The Ice Does Not Melt, by Jesse Lee Kercheval

Unintentionally, as the poems took shape, they reflected each other as well as the photos, and the process of photography. Themes of the interplay of light and darkness, degrees of seeing, and seeing the self, emerged:  “the honey-sun that first bathes/then drowns us in its welcoming light,” “here in the darkroom of mind/this is what happens to love,” “your face/that my fingers trace/is another Braille,” “engraved in the blue/mottle of what’s left/after the longed-for storm,” “she sets the world afire,” and “Lightning straightens your spine.” Not only had our co-creative process allowed us space to look inward, it had also resulted in a dynamic product, the impact of which was yet to be realized.


The Dark Room in Your Head, by Catherine Jagoe

In addition to the brailled prints and our oral reading of the poems at the first opening, Thomas and Kathi Koegle, WCOB staff member in charge of community outreach and development, made decisions to create and make available a book with photos and poems and a CD with the poems recorded by the poets. A multi-sensory approach seemed consistent with the project’s intent. Our assumptions about the meaning of blindness and visual impairment, about literacy, about story telling, about engagement in the community, began to bubble up.  Interestingly, shortly after the show opened, a New York Times article by Rachel Aviv, “Listening to Braille,” was published.  She points out that Braille, a modified version of the “night writing” used by French soldiers in the early 1800s to allow message-sending in the dark, is now used by less than 10% of the 1.3 million legally blind in America.  Her discussion of the questions raised by the transition from Braille to computerized speech (somewhat parallel to the transition from print to digital text for the sighted) challenges the definition of what it means to be literate, puts the definition of “book” or “read” up for grabs.  E. Ethelbert Miller, a Washington D.C. poet and writer, suggests via his blog that replacement of physical books by E-Books (the physical word by the digital word) could usher in a time where writers are more engaged in their communities:  “Instead of autographing sessions there will be more conversations and dialogue with the public.  Writers will cast aside the role of being entertainers and assist our communities with the task of heavy lifting. The new technology will usher in a new era of freedom and expression.”  In my experience, the collaboration of artists and writers increases the potential to participate in the important, and sometimes critical, discussions necessary for adding value to our world.
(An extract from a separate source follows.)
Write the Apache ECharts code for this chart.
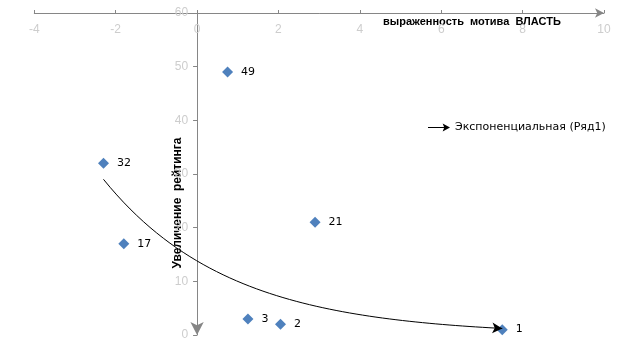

The Beginning of Fire, by Alison Townsend

We see and hear what we are open to noticing.  I had the fortune of noticing a friend and fellow creative spirit, working in his backyard on a warm spring evening with its perfect slant of light, its new-green breeze.  I had the fortune of allowing his request to reverberate next to my own inclinations to create, to see from new perspectives, to involve the talents of my fellow writers.  Wright says, “What’re an American photographer and poet to do? Well, go there, auscultate, poke around, come back and report, and put it on view.” “Borderland” is a view created over time by nine artists doing their honest best, with gratitude for the ride.